Repeat, exactly and only, the lines from the beginning of the data through the line with "plt.rcParams['font.family'] = ['Lato', 'DejaVu". Pictures are left out.

-- -- --

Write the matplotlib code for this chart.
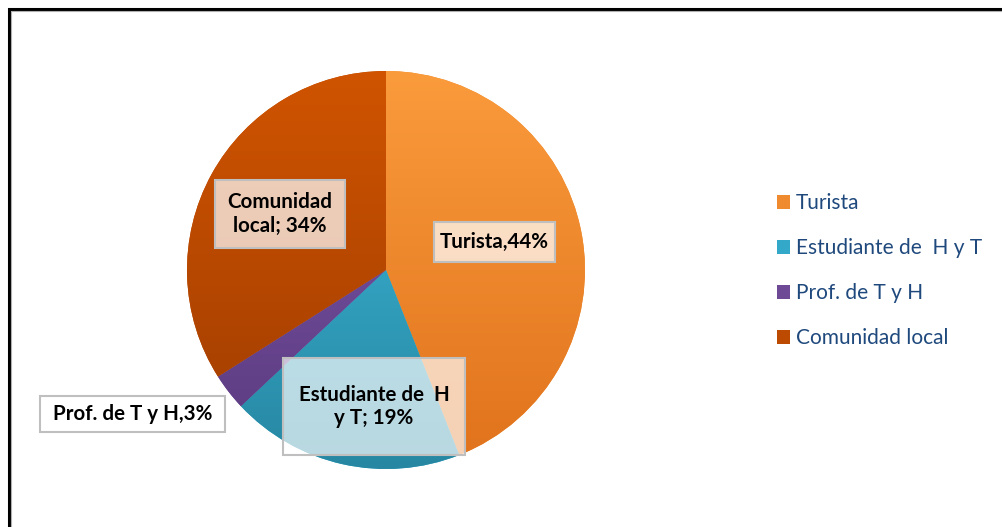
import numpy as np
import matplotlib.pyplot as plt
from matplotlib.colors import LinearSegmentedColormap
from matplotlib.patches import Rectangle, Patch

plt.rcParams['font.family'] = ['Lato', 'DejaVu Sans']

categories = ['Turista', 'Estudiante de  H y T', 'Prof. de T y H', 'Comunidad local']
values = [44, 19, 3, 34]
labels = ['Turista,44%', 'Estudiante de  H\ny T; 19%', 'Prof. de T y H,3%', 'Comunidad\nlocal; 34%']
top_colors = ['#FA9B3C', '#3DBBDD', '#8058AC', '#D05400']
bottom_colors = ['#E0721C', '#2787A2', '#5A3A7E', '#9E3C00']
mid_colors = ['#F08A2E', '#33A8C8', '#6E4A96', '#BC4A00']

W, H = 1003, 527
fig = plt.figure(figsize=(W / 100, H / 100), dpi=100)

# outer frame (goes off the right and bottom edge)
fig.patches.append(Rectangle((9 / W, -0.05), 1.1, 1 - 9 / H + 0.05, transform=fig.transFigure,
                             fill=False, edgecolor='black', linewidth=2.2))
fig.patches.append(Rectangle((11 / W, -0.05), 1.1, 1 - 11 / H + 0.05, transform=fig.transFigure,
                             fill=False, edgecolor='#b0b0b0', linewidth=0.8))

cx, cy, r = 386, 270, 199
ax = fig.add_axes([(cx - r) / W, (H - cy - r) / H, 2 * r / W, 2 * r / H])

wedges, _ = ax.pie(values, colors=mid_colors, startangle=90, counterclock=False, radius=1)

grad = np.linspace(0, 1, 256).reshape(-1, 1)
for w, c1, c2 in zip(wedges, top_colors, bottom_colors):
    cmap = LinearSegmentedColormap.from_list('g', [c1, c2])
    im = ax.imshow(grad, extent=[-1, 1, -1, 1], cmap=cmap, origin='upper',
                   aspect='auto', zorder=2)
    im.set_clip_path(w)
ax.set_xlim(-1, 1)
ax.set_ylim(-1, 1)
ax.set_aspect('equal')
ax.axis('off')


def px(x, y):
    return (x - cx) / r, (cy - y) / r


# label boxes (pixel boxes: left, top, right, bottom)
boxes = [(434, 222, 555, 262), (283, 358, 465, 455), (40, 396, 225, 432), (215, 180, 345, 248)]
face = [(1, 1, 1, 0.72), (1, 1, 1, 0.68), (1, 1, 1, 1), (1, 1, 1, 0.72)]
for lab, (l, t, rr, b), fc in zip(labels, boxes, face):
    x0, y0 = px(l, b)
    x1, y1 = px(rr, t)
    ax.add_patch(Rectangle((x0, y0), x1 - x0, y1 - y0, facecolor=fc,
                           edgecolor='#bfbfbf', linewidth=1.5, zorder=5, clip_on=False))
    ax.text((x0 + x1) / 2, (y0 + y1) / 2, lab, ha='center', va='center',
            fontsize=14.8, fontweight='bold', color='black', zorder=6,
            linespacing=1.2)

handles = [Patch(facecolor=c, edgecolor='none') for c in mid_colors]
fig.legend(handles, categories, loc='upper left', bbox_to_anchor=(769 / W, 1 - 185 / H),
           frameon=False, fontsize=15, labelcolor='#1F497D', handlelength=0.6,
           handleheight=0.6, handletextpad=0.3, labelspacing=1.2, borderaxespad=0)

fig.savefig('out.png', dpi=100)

-- -- --

Worked answer ->
Write the matplotlib code for this chart.
import numpy as np
import matplotlib.pyplot as plt
from matplotlib.colors import LinearSegmentedColormap
from matplotlib.patches import Rectangle, Patch

plt.rcParams['font.family'] = ['Lato', 'DejaVu Sans']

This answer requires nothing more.